• _DIRECTIONS_
Reproduce every line in the listing that contains the word "with".

• _WORKING DATA_

########################################

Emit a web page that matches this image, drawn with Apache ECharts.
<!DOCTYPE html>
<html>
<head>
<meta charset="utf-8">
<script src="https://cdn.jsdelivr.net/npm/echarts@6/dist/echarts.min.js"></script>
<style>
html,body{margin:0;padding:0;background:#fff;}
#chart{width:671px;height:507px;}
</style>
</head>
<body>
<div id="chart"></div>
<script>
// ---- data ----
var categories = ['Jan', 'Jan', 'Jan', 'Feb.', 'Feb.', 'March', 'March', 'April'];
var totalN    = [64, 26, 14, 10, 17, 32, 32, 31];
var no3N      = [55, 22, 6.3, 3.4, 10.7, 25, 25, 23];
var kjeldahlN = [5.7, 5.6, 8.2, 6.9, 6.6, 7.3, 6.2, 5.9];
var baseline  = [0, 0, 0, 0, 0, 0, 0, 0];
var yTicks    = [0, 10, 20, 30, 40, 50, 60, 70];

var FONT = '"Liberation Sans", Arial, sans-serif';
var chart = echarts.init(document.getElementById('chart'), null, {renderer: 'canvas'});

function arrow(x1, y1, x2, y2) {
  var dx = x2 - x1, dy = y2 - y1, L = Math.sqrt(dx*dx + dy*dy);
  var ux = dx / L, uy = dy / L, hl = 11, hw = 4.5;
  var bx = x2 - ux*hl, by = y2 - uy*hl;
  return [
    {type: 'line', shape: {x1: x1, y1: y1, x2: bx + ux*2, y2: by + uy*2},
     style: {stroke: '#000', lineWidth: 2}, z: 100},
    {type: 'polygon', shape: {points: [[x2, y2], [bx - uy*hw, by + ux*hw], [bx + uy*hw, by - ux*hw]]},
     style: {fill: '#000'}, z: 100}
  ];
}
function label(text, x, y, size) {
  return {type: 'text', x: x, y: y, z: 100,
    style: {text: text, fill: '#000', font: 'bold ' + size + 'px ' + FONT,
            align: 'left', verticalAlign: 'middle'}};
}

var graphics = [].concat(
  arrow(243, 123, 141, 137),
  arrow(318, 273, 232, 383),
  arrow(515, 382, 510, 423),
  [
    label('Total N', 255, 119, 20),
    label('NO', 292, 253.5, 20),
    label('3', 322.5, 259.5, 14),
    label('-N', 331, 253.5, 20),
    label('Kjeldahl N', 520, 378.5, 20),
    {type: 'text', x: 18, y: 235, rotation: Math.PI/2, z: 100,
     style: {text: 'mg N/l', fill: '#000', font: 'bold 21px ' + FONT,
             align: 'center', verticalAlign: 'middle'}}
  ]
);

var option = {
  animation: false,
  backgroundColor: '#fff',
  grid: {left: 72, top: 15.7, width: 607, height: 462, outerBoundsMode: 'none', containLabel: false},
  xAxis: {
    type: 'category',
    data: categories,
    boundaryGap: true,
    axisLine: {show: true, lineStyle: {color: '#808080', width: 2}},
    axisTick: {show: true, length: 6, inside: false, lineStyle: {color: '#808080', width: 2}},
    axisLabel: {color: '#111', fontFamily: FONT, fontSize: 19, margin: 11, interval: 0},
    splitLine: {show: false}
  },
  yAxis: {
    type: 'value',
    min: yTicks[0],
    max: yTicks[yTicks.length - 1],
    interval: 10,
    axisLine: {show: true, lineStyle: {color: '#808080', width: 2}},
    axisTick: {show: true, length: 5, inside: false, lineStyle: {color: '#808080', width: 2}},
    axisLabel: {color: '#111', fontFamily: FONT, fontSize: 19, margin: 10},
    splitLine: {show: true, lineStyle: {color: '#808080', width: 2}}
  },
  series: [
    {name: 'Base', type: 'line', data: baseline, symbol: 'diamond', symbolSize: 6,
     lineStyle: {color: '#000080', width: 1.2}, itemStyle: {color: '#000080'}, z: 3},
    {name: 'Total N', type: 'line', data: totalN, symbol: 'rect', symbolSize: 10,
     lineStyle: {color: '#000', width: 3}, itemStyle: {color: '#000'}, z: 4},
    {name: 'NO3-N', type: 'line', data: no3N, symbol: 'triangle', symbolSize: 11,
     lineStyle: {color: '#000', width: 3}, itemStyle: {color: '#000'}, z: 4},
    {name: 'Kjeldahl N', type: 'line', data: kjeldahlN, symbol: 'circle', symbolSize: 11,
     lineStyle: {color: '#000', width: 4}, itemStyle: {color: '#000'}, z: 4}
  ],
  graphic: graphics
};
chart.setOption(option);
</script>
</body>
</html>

########################################

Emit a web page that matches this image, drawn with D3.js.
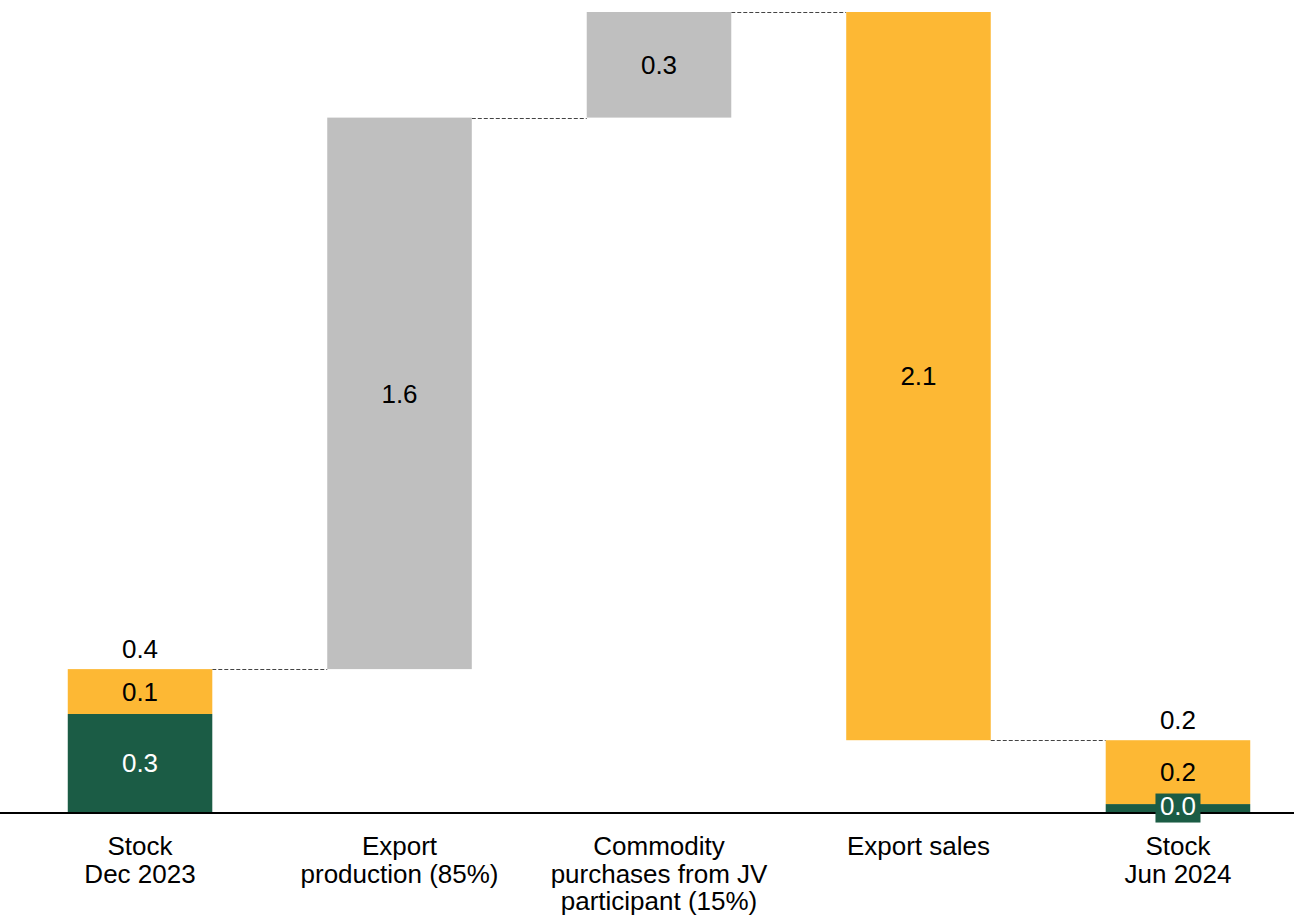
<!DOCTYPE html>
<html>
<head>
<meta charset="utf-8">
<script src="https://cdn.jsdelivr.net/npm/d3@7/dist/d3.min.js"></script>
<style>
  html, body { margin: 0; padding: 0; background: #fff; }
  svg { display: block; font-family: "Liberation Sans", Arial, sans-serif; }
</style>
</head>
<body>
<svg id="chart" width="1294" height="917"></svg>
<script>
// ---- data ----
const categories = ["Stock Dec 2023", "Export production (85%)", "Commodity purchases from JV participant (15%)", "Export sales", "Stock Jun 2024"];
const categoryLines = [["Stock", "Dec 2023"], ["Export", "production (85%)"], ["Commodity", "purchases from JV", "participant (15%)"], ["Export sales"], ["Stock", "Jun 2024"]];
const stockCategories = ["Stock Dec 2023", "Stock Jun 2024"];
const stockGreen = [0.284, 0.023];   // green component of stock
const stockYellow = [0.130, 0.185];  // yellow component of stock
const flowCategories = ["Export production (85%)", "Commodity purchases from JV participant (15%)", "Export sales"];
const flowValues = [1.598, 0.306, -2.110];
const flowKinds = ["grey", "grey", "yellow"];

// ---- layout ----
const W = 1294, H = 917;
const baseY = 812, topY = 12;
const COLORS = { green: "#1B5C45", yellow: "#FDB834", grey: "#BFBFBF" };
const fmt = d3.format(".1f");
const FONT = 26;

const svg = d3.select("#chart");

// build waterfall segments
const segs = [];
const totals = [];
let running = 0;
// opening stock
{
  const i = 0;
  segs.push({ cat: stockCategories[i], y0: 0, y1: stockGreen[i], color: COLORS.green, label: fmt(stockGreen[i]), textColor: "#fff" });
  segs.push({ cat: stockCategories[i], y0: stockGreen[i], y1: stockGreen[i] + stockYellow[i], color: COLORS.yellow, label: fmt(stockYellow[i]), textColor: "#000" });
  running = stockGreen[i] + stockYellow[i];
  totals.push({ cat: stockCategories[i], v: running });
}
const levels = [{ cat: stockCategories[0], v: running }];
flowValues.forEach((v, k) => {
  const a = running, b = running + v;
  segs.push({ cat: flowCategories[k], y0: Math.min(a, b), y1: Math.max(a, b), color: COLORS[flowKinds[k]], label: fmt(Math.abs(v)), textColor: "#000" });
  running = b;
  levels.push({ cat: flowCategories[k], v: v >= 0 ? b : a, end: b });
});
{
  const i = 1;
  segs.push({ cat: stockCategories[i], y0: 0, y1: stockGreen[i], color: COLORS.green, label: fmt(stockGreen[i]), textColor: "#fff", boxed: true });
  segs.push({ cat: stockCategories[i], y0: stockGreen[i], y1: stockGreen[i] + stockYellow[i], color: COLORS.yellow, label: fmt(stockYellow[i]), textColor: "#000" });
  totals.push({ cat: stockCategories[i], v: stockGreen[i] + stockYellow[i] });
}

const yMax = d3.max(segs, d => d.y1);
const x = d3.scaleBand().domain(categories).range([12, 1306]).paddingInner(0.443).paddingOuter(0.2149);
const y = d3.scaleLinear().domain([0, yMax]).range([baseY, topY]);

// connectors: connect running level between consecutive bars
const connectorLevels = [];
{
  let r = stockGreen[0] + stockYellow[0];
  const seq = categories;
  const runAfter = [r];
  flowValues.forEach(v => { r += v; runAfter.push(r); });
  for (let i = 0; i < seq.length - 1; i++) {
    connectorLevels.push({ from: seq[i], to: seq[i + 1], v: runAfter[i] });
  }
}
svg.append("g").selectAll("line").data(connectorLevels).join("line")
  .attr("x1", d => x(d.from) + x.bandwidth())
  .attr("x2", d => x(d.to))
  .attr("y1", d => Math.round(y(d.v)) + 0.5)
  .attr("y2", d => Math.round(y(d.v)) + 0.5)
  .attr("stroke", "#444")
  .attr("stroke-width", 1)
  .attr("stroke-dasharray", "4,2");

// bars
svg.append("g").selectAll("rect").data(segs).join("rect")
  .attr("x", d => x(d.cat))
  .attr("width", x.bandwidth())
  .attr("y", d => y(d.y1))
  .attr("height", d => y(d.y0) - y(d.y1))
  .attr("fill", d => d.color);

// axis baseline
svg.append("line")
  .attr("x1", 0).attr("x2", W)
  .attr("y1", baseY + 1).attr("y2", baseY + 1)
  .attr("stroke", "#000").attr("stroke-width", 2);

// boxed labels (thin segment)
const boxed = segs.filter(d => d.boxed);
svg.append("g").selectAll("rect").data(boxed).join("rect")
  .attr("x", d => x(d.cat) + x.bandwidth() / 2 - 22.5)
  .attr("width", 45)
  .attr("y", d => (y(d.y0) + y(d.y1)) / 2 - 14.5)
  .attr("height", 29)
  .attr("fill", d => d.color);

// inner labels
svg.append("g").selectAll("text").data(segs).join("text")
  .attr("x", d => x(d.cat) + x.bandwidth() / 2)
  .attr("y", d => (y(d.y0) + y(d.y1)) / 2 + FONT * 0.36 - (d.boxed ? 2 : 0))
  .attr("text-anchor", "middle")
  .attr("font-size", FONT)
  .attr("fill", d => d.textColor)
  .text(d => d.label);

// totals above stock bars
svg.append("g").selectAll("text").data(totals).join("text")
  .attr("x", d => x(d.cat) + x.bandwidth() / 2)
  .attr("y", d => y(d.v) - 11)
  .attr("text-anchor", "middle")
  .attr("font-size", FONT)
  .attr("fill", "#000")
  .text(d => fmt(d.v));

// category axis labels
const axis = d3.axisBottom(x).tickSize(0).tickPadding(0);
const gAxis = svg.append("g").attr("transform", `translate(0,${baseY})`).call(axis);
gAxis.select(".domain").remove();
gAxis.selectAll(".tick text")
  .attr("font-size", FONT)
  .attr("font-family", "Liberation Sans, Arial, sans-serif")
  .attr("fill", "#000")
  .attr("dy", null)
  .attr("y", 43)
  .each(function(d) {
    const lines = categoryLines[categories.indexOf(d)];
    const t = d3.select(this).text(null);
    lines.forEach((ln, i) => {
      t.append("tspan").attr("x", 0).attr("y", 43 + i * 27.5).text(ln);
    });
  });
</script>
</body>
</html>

########################################

• _EXPECTED ANSWER_
Emit a web page that matches this image, drawn with Apache ECharts.
Emit a web page that matches this image, drawn with D3.js.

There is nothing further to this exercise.